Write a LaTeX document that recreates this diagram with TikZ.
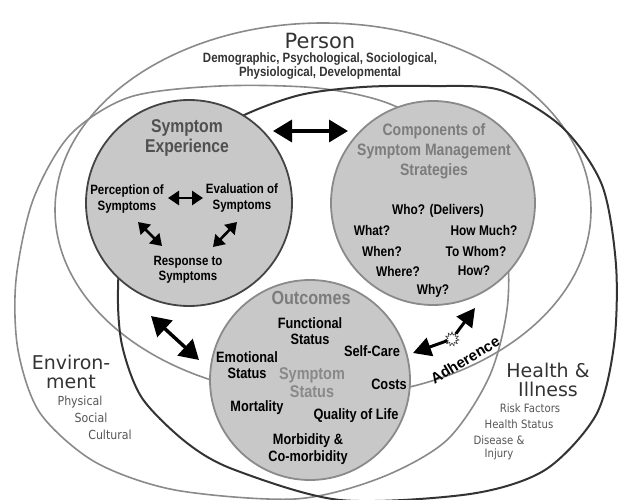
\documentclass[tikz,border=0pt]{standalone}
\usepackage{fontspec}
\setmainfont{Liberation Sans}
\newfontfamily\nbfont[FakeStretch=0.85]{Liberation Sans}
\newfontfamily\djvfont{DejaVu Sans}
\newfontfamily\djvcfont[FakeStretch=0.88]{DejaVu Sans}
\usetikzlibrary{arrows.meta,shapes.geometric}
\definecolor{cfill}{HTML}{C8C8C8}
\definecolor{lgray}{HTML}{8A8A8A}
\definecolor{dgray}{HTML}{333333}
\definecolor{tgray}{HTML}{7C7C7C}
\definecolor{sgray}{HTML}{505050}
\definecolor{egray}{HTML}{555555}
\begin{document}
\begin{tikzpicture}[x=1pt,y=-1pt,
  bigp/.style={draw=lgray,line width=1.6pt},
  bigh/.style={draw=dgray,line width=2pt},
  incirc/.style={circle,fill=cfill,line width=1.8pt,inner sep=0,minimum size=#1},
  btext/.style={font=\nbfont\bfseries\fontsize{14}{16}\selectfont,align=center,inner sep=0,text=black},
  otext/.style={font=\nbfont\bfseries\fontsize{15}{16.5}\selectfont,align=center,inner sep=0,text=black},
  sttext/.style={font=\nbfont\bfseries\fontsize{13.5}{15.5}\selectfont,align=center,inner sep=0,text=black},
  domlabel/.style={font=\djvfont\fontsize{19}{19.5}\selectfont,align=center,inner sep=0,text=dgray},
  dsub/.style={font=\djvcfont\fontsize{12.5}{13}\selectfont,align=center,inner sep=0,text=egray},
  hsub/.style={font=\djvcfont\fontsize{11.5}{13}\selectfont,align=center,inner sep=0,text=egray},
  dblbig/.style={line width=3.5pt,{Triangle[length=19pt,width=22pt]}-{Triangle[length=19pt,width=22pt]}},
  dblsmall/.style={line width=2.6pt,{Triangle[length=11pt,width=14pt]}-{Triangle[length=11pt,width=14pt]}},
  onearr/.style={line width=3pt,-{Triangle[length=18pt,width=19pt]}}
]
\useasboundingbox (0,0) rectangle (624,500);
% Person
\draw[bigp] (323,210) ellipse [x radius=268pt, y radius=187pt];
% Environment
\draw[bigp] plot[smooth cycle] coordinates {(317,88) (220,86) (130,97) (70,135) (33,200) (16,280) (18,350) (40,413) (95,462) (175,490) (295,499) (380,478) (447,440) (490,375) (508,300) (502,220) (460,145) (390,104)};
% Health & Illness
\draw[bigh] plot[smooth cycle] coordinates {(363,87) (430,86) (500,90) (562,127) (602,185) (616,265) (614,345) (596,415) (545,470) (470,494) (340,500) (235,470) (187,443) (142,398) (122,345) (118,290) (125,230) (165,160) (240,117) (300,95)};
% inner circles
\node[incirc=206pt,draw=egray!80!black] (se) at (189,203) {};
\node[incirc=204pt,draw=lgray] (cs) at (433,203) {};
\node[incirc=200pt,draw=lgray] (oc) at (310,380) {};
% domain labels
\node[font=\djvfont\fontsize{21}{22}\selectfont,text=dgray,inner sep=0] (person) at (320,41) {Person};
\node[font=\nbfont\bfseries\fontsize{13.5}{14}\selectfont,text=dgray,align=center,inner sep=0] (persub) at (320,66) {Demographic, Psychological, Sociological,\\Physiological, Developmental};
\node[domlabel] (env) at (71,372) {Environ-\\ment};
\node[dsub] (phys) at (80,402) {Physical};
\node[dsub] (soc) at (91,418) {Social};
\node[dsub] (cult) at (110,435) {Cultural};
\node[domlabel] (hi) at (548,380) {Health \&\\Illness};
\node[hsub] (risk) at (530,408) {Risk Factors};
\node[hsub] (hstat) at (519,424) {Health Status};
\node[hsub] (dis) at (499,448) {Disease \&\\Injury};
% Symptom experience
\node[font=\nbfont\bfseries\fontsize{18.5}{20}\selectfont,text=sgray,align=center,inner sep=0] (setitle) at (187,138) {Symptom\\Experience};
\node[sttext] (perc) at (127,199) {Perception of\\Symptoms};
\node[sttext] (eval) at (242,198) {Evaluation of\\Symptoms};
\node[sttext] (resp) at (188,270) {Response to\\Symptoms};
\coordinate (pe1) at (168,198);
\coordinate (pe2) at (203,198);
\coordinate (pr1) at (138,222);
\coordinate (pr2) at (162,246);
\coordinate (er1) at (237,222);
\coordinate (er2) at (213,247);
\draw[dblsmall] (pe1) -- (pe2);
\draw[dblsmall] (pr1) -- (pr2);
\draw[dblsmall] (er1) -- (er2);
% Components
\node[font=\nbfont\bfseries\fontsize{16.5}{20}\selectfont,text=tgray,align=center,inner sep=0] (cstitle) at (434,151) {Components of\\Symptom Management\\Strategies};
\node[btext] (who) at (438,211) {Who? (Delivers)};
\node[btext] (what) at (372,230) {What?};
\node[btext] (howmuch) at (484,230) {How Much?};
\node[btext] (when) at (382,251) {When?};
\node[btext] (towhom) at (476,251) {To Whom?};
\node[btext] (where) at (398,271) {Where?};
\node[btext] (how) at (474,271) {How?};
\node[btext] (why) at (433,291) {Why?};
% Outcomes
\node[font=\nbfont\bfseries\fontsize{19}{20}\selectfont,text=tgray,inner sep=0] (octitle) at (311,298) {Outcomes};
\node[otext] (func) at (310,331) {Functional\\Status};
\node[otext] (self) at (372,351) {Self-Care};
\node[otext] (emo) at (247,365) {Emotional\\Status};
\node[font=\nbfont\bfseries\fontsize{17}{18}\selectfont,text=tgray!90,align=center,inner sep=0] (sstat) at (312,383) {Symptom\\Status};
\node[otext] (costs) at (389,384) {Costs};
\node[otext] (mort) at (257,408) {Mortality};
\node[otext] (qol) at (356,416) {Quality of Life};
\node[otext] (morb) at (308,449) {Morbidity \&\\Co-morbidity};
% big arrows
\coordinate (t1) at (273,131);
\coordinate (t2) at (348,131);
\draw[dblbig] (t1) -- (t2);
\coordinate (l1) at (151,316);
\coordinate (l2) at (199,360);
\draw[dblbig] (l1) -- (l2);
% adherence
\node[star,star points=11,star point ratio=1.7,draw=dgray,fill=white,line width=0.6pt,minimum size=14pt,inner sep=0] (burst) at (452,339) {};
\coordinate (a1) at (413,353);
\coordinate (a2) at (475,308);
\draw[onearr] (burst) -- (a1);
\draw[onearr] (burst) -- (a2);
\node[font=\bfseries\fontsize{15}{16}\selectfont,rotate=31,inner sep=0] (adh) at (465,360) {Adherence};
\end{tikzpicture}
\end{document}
------------------------------------
Exercise directions:
The material above must be printed exactly, with its pictures left out.

Correct output:
Write a LaTeX document that recreates this diagram with TikZ.
\documentclass[tikz,border=0pt]{standalone}
\usepackage{fontspec}
\setmainfont{Liberation Sans}
\newfontfamily\nbfont[FakeStretch=0.85]{Liberation Sans}
\newfontfamily\djvfont{DejaVu Sans}
\newfontfamily\djvcfont[FakeStretch=0.88]{DejaVu Sans}
\usetikzlibrary{arrows.meta,shapes.geometric}
\definecolor{cfill}{HTML}{C8C8C8}
\definecolor{lgray}{HTML}{8A8A8A}
\definecolor{dgray}{HTML}{333333}
\definecolor{tgray}{HTML}{7C7C7C}
\definecolor{sgray}{HTML}{505050}
\definecolor{egray}{HTML}{555555}
\begin{document}
\begin{tikzpicture}[x=1pt,y=-1pt,
  bigp/.style={draw=lgray,line width=1.6pt},
  bigh/.style={draw=dgray,line width=2pt},
  incirc/.style={circle,fill=cfill,line width=1.8pt,inner sep=0,minimum size=#1},
  btext/.style={font=\nbfont\bfseries\fontsize{14}{16}\selectfont,align=center,inner sep=0,text=black},
  otext/.style={font=\nbfont\bfseries\fontsize{15}{16.5}\selectfont,align=center,inner sep=0,text=black},
  sttext/.style={font=\nbfont\bfseries\fontsize{13.5}{15.5}\selectfont,align=center,inner sep=0,text=black},
  domlabel/.style={font=\djvfont\fontsize{19}{19.5}\selectfont,align=center,inner sep=0,text=dgray},
  dsub/.style={font=\djvcfont\fontsize{12.5}{13}\selectfont,align=center,inner sep=0,text=egray},
  hsub/.style={font=\djvcfont\fontsize{11.5}{13}\selectfont,align=center,inner sep=0,text=egray},
  dblbig/.style={line width=3.5pt,{Triangle[length=19pt,width=22pt]}-{Triangle[length=19pt,width=22pt]}},
  dblsmall/.style={line width=2.6pt,{Triangle[length=11pt,width=14pt]}-{Triangle[length=11pt,width=14pt]}},
  onearr/.style={line width=3pt,-{Triangle[length=18pt,width=19pt]}}
]
\useasboundingbox (0,0) rectangle (624,500);
% Person
\draw[bigp] (323,210) ellipse [x radius=268pt, y radius=187pt];
% Environment
\draw[bigp] plot[smooth cycle] coordinates {(317,88) (220,86) (130,97) (70,135) (33,200) (16,280) (18,350) (40,413) (95,462) (175,490) (295,499) (380,478) (447,440) (490,375) (508,300) (502,220) (460,145) (390,104)};
% Health & Illness
\draw[bigh] plot[smooth cycle] coordinates {(363,87) (430,86) (500,90) (562,127) (602,185) (616,265) (614,345) (596,415) (545,470) (470,494) (340,500) (235,470) (187,443) (142,398) (122,345) (118,290) (125,230) (165,160) (240,117) (300,95)};
% inner circles
\node[incirc=206pt,draw=egray!80!black] (se) at (189,203) {};
\node[incirc=204pt,draw=lgray] (cs) at (433,203) {};
\node[incirc=200pt,draw=lgray] (oc) at (310,380) {};
% domain labels
\node[font=\djvfont\fontsize{21}{22}\selectfont,text=dgray,inner sep=0] (person) at (320,41) {Person};
\node[font=\nbfont\bfseries\fontsize{13.5}{14}\selectfont,text=dgray,align=center,inner sep=0] (persub) at (320,66) {Demographic, Psychological, Sociological,\\Physiological, Developmental};
\node[domlabel] (env) at (71,372) {Environ-\\ment};
\node[dsub] (phys) at (80,402) {Physical};
\node[dsub] (soc) at (91,418) {Social};
\node[dsub] (cult) at (110,435) {Cultural};
\node[domlabel] (hi) at (548,380) {Health \&\\Illness};
\node[hsub] (risk) at (530,408) {Risk Factors};
\node[hsub] (hstat) at (519,424) {Health Status};
\node[hsub] (dis) at (499,448) {Disease \&\\Injury};
% Symptom experience
\node[font=\nbfont\bfseries\fontsize{18.5}{20}\selectfont,text=sgray,align=center,inner sep=0] (setitle) at (187,138) {Symptom\\Experience};
\node[sttext] (perc) at (127,199) {Perception of\\Symptoms};
\node[sttext] (eval) at (242,198) {Evaluation of\\Symptoms};
\node[sttext] (resp) at (188,270) {Response to\\Symptoms};
\coordinate (pe1) at (168,198);
\coordinate (pe2) at (203,198);
\coordinate (pr1) at (138,222);
\coordinate (pr2) at (162,246);
\coordinate (er1) at (237,222);
\coordinate (er2) at (213,247);
\draw[dblsmall] (pe1) -- (pe2);
\draw[dblsmall] (pr1) -- (pr2);
\draw[dblsmall] (er1) -- (er2);
% Components
\node[font=\nbfont\bfseries\fontsize{16.5}{20}\selectfont,text=tgray,align=center,inner sep=0] (cstitle) at (434,151) {Components of\\Symptom Management\\Strategies};
\node[btext] (who) at (438,211) {Who? (Delivers)};
\node[btext] (what) at (372,230) {What?};
\node[btext] (howmuch) at (484,230) {How Much?};
\node[btext] (when) at (382,251) {When?};
\node[btext] (towhom) at (476,251) {To Whom?};
\node[btext] (where) at (398,271) {Where?};
\node[btext] (how) at (474,271) {How?};
\node[btext] (why) at (433,291) {Why?};
% Outcomes
\node[font=\nbfont\bfseries\fontsize{19}{20}\selectfont,text=tgray,inner sep=0] (octitle) at (311,298) {Outcomes};
\node[otext] (func) at (310,331) {Functional\\Status};
\node[otext] (self) at (372,351) {Self-Care};
\node[otext] (emo) at (247,365) {Emotional\\Status};
\node[font=\nbfont\bfseries\fontsize{17}{18}\selectfont,text=tgray!90,align=center,inner sep=0] (sstat) at (312,383) {Symptom\\Status};
\node[otext] (costs) at (389,384) {Costs};
\node[otext] (mort) at (257,408) {Mortality};
\node[otext] (qol) at (356,416) {Quality of Life};
\node[otext] (morb) at (308,449) {Morbidity \&\\Co-morbidity};
% big arrows
\coordinate (t1) at (273,131);
\coordinate (t2) at (348,131);
\draw[dblbig] (t1) -- (t2);
\coordinate (l1) at (151,316);
\coordinate (l2) at (199,360);
\draw[dblbig] (l1) -- (l2);
% adherence
\node[star,star points=11,star point ratio=1.7,draw=dgray,fill=white,line width=0.6pt,minimum size=14pt,inner sep=0] (burst) at (452,339) {};
\coordinate (a1) at (413,353);
\coordinate (a2) at (475,308);
\draw[onearr] (burst) -- (a1);
\draw[onearr] (burst) -- (a2);
\node[font=\bfseries\fontsize{15}{16}\selectfont,rotate=31,inner sep=0] (adh) at (465,360) {Adherence};
\end{tikzpicture}
\end{document}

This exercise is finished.